Thursday, December 18, 2025

The Seventh GM Inspiration: Six of the most useful Randomized Encounter Table Books

The Seventh GM Inspiration: Random Encounter Resources

I thought a bit about how to discuss this, because I have an opinion that sometimes a book or site full of randomized tables can end up being paralyzing to GM inspiration and design, and other times it can be a valuable tool to breaking GM writer's block. Often, whether a chart is useful in the design of a scenario or during actual play can be crucial to its overall value. To that end, I thought I'd group these together and point out a series of randomized table resources I have found to be the most useful. I will note their utility for random generation on the fly (at the game table) and second their utility for background design and inspiration between sessions.
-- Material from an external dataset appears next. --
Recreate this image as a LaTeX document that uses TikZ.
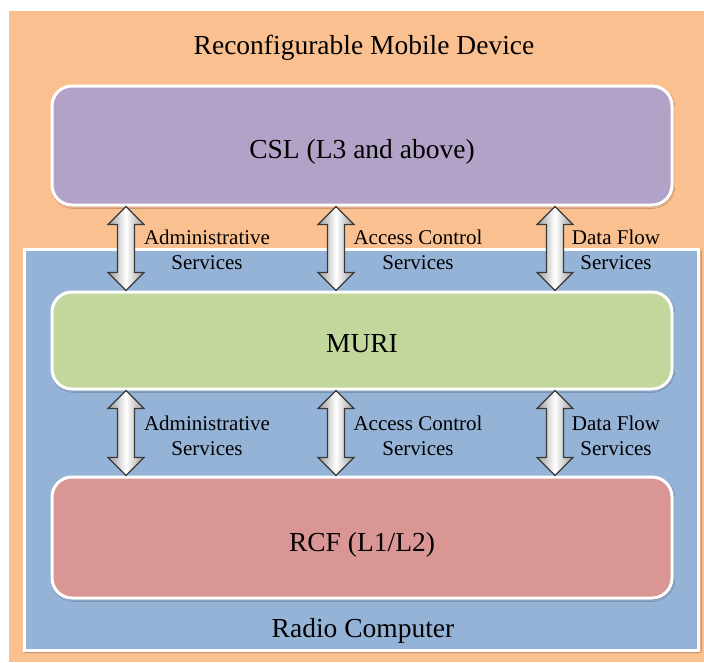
\documentclass[tikz,border=0pt]{standalone}
\usepackage{fontspec}
\setmainfont{Liberation Serif}
\usetikzlibrary{calc,shadows.blur}
\definecolor{devbg}{HTML}{FAC090}
\definecolor{rcbg}{HTML}{95B3D7}
\definecolor{cslcol}{HTML}{B3A2C7}
\definecolor{muricol}{HTML}{C3D69B}
\definecolor{rcfcol}{HTML}{D99694}
\definecolor{arrowline}{HTML}{3A3A3A}
\definecolor{arrowgray}{HTML}{9A9A9A}
\tikzset{
  bigtext/.style={font=\fontsize{27.5}{30}\selectfont, inner sep=0pt},
  svctext/.style={font=\fontsize{21}{25}\selectfont, align=center, inner sep=0pt},
  layerbox/.style={draw=white, line width=3pt, rounded corners=20pt, inner sep=0pt,
    minimum width=620pt,
    blur shadow={shadow blur steps=6, shadow xshift=1pt, shadow yshift=-1.5pt, shadow opacity=35}},
  svcarrowsty/.style={draw=arrowline, line width=1.1pt, line join=miter,
    left color=arrowgray, right color=arrowgray, middle color=white}
}
\newcommand{\svcarrow}[3]{%
  \path (#2.south -| #1) coordinate (ta) (#3.north -| #1) coordinate (tb);
  \shadedraw[svcarrowsty] (ta) -- ($(ta)+(18,18)$) -- ($(ta)+(8.5,18)$)
    -- ($(tb)+(8.5,-18)$) -- ($(tb)+(18,-18)$) -- (tb)
    -- ($(tb)+(-18,-18)$) -- ($(tb)+(-8.5,-18)$)
    -- ($(ta)+(-8.5,18)$) -- ($(ta)+(-18,18)$) -- cycle;
}
\begin{document}
\begin{tikzpicture}[x=1pt,y=-1pt]
  \useasboundingbox (0,0) rectangle (704,662);
  \fill[white] (0,0) rectangle (704,662);
  % outer device
  \fill[devbg] (9,11) rectangle (704,662);
  \node[bigtext] (title) at (364,48) {Reconfigurable Mobile Device};
  % radio computer
  \draw[draw=white, line width=3pt, fill=rcbg,
    blur shadow={shadow blur steps=6, shadow xshift=1pt, shadow yshift=-1.5pt, shadow opacity=35}]
    (24.5,249.5) rectangle (698.5,650.5);
  \node[bigtext] (rctitle) at (363,631) {Radio Computer};
  % layers
  \node[layerbox, fill=cslcol, minimum height=119pt] (csl) at (362,145.5) {};
  \node[bigtext] (csllabel) at ($(csl.center)+(0,6)$) {CSL (L3 and above)};
  \node[layerbox, fill=muricol, minimum height=97pt] (muri) at (362,340.5) {};
  \node[bigtext] (murilabel) at ($(muri.center)+(0,3)$) {MURI};
  \node[layerbox, fill=rcfcol, minimum height=121pt] (rcf) at (362,537.5) {};
  \node[bigtext] (rcflabel) at ($(rcf.center)+(0,7)$) {RCF (L1/L2)};
  % arrow columns
  \coordinate (c1) at (126,0);
  \coordinate (c2) at (336,0);
  \coordinate (c3) at (555,0);
  \svcarrow{c1}{csl}{muri}
  \svcarrow{c2}{csl}{muri}
  \svcarrow{c3}{csl}{muri}
  \svcarrow{c1}{muri}{rcf}
  \svcarrow{c2}{muri}{rcf}
  \svcarrow{c3}{muri}{rcf}
  % labels
  \node[svctext] (a1) at (207,250) {Administrative\\Services};
  \node[svctext] (a2) at (418,250) {Access Control\\Services};
  \node[svctext] (a3) at (616,250) {Data Flow\\Services};
  \node[svctext] (b1) at (207,436) {Administrative\\Services};
  \node[svctext] (b2) at (418,436) {Access Control\\Services};
  \node[svctext] (b3) at (616,436) {Data Flow\\Services};
\end{tikzpicture}
\end{document}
First off...I already addressed this book specifically earlier in the Inspiration series for December, but I will point again to Runequest Cities as an invaluable resource for random encounters and city design. It is equally useful for generating encounters during play and also sculpting out material between sessions. I will not count this one in the following list, but if I had to, I'd rank it #1 of 7. It's only downside: long out of print.

#6. D20 Toolbox 

This harkens back to the 3.0 D20 era of gaming, but the D20 Toolbox (once published by Alderac, now apparently available online through World's Largest RPGs on drivethrurpg.com) was an excellent quick idea generation resource and full of at-the-table encounter generation tables. It had equal utility in both situations and before I retired my copy I got a lot of use out of it in my 3.0 and 3.5 D&D days.

#5. Ultimate Toolbox

After D&D 3.5 came out Alderac released a successor to the D20 Toolbox that I also quite liked, and it contained useful entries for rolling up deep character backtrounds and NPCs, expanding on all ways on what its predecessor did. I found the book, which was written to be roughly system agnostic even though it was still mainly a D20/3.5 styled product, to be mostly useful in setting up scenarios and characters, and less useful for on-the-fly encounters, but it was a great book.

#4. The Book of Random Tables: Ancient World

This is a more recent acquisition, and a fun resource mainly for background development but you can readily roll for things like quick names, ingredients, items found in a market or a room and such on the fly. It's utility is restricted to archaic era gaming, which is to say, games set in a Romanesque or pre Roman era or something approximating such (so for my settings I used it in The River Kingdoms of Anansis and Oman'Hakat), so its utility is rather specific, but its well worth it within that subgenre.

#3. Tales of the Valiant Game Master's Guide

This is a copious tome full of good GM advice but the back of it contains some of the most useful monster encounter tables I have found in a GM Guide. Excellent resource for on-the-fly encounter generation, and could also be used to randomly plan out encounters. Specific to 5E style games, but within that scope it beats out all of the encounter tables I've ever seen WotC generate for regular 5E.

#2. Mork Borg 

The entirety of Mork Borg is more or less a system designed to encourage out-of-the-box, on-the-fly gaming with a high degree of randomization, so the system deserves special mention. In particular, the core rules, plus supplements Cult Feretory and Cult Heretic encompass a trifecta of dark and macabre end-times gaming goodness in a world that resembles a flaming heavy metal record chucked on an 80's record burning bonfire. Of special note is the random dungeon generator in the back of Mork Borg, which so far is how I have done all my Mork Borg one shots. The system is geared for and works best in my opinion on the fly; if you take too much time to design a scenario in Mork Borg you are likely to overthink it, which often happens in some of the copious volume of third party resources out there that sometimes hit the mark and other times completely miss the point of this system.

#1.  GM Gems

Published by Goodman Games, I believe this book has now been reinvented in a larger format for Dungeon Crawl Classics, but I have long used the original one which was allegedly system neutral but was clearly meant to be for D20 D&D/Pathfinder 3rd edition style sytems. This has long been my #2 go-to resource for quick idea and encounter generation in a pinch, and the book includes some pretty elaborate encounter tables for things such as inns and taverns, weird people you might meet and all sorts of oddities not often covered by other random table books. It's only failure is that over time there could be diminishing returns as you gradually use up all the neat stuff in this book from over-use. Equally useful for on-the-fly encounter generation and idea building between sessions, and when I go to a game I have GM Gems sandwiched in with my copy of Runequest Cities and "Random Ancient Tables" for quick use.


This column is a bit of a bonus before the holidays: I could easily have made GM Inspiration columns for each of the six resources I list above. But thematically I felt a discussion of these books as a collective works well together. Besides! I have some other more specific books I want to talk about for Inspirations 8 through 12 coming up.